--- Task to complete ---
Starting with the first line below, extract each line through the one that contains "const yRange = [-12, 0];", inclusive, excluding pictures.

--- Material ---
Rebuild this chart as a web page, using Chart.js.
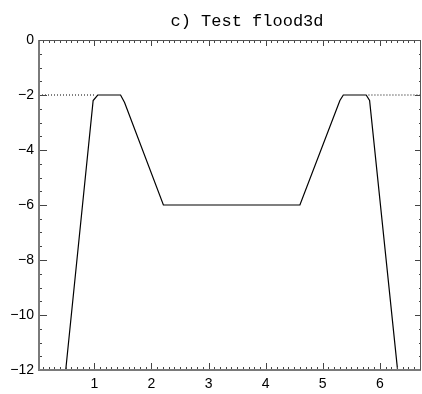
<!DOCTYPE html>
<html>
<head>
<meta charset="utf-8">
<script src="https://cdn.jsdelivr.net/npm/chart.js@4"></script>
<style>
html,body{margin:0;padding:0;background:#fff;}
#wrap{width:422px;height:394px;position:relative;}
</style>
</head>
<body>
<div id="wrap"><canvas id="c" width="422" height="394"></canvas></div>
<script>
const titleText = "c) Test flood3d";
const xValues = [0.032, 0.50, 0.98, 1.06, 1.46, 1.53, 2.21, 4.60, 5.30, 5.36, 5.76, 5.82, 6.31, 6.72];
const yValues = [-12, -12, -2.2, -2, -2, -2.27, -6, -6, -2.2, -2, -2, -2.2, -12, -12];
const dotLeftX = [0.032, 1.0];
const dotRightX = [5.8, 6.72];
const dotLevel = -2;
const xTicks = [1, 2, 3, 4, 5, 6];
const yTicks = [-12, -10, -8, -6, -4, -2, 0];
const xRange = [0.032, 6.72];
const yRange = [-12, 0];

const lineData = xValues.map((x, i) => ({x: x, y: yValues[i]}));
const dotL = dotLeftX.map(x => ({x: x, y: dotLevel}));
const dotR = dotRightX.map(x => ({x: x, y: dotLevel}));

const frameTicks = {
  id: 'frameTicks',
  afterDraw(chart) {
    const ctx = chart.ctx;
    const a = chart.chartArea;
    const xs = chart.scales.x, ys = chart.scales.y;
    ctx.save();
    ctx.strokeStyle = '#444';
    ctx.lineWidth = 1;
    ctx.beginPath();
    for (let k = Math.ceil(xRange[0] * 10); k <= Math.floor(xRange[1] * 10); k++) {
      const v = k / 10;
      const px = Math.round(xs.getPixelForValue(v)) + 0.5;
      const major = (k % 10 === 0);
      const lb = major ? 7 : 3;
      const lt = major ? 6 : 3;
      ctx.moveTo(px, a.bottom); ctx.lineTo(px, a.bottom - lb);
      ctx.moveTo(px, a.top); ctx.lineTo(px, a.top + lt);
    }
    for (let k = yRange[0] * 2; k <= yRange[1] * 2; k++) {
      const v = k / 2;
      const py = Math.round(ys.getPixelForValue(v)) + 0.5;
      const major = (k % 4 === 0);
      const ll = major ? 8 : 3;
      const lr = major ? 6 : 2;
      ctx.moveTo(a.left, py); ctx.lineTo(a.left + ll, py);
      ctx.moveTo(a.right, py); ctx.lineTo(a.right - lr, py);
    }
    ctx.stroke();
    ctx.strokeStyle = '#7a7a7a';
    ctx.lineWidth = 2;
    ctx.beginPath();
    ctx.moveTo(a.left, a.top); ctx.lineTo(a.left, a.bottom + 1);
    ctx.moveTo(a.left - 1, a.bottom); ctx.lineTo(a.right, a.bottom);
    ctx.stroke();
    ctx.lineWidth = 1;
    ctx.strokeStyle = '#555';
    ctx.beginPath();
    ctx.moveTo(a.left, a.top + 0.5); ctx.lineTo(a.right, a.top + 0.5);
    ctx.moveTo(a.right - 0.5, a.top); ctx.lineTo(a.right - 0.5, a.bottom);
    ctx.stroke();
    ctx.fillStyle = '#000';
    ctx.font = '17px "Liberation Mono"';
    ctx.textAlign = 'center';
    ctx.textBaseline = 'alphabetic';
    ctx.fillText(titleText, 247, 26);
    ctx.restore();
  }
};

new Chart(document.getElementById('c'), {
  type: 'line',
  data: {
    datasets: [
      {data: dotL, borderColor: '#000', borderWidth: 1, borderDash: [1, 2], pointRadius: 0, tension: 0},
      {data: dotR, borderColor: '#000', borderWidth: 1, borderDash: [1, 2], pointRadius: 0, tension: 0},
      {data: lineData, borderColor: '#000', borderWidth: 1.2, pointRadius: 0, tension: 0}
    ]
  },
  options: {
    responsive: false,
    animation: false,
    events: [],
    layout: {padding: {top: 40, right: 1, left: 0, bottom: 0}},
    plugins: {legend: {display: false}, title: {display: false}, tooltip: {enabled: false}},
    scales: {
      x: {
        type: 'linear', min: xRange[0], max: xRange[1],
        afterBuildTicks: s => { s.ticks = xTicks.map(v => ({value: v})); },
        afterFit: s => { s.height = 24; },
        grid: {display: false, drawTicks: false},
        border: {display: false},
        ticks: {color: '#000', padding: 6, maxRotation: 0, font: {family: 'Liberation Sans', size: 14}, callback: v => String(v)}
      },
      y: {
        type: 'linear', min: yRange[0], max: yRange[1],
        afterBuildTicks: s => { s.ticks = yTicks.map(v => ({value: v})); },
        afterFit: s => { s.width = 39; },
        grid: {display: false, drawTicks: false},
        border: {display: false},
        ticks: {color: '#000', padding: 5, font: {family: 'Liberation Sans', size: 14}, callback: v => (v < 0 ? '\u2212' + Math.abs(v) : String(v))}
      }
    }
  },
  plugins: [frameTicks]
});
</script>
</body>
</html>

--- Full solution ---
Rebuild this chart as a web page, using Chart.js.
<!DOCTYPE html>
<html>
<head>
<meta charset="utf-8">
<script src="https://cdn.jsdelivr.net/npm/chart.js@4"></script>
<style>
html,body{margin:0;padding:0;background:#fff;}
#wrap{width:422px;height:394px;position:relative;}
</style>
</head>
<body>
<div id="wrap"><canvas id="c" width="422" height="394"></canvas></div>
<script>
const titleText = "c) Test flood3d";
const xValues = [0.032, 0.50, 0.98, 1.06, 1.46, 1.53, 2.21, 4.60, 5.30, 5.36, 5.76, 5.82, 6.31, 6.72];
const yValues = [-12, -12, -2.2, -2, -2, -2.27, -6, -6, -2.2, -2, -2, -2.2, -12, -12];
const dotLeftX = [0.032, 1.0];
const dotRightX = [5.8, 6.72];
const dotLevel = -2;
const xTicks = [1, 2, 3, 4, 5, 6];
const yTicks = [-12, -10, -8, -6, -4, -2, 0];
const xRange = [0.032, 6.72];
const yRange = [-12, 0];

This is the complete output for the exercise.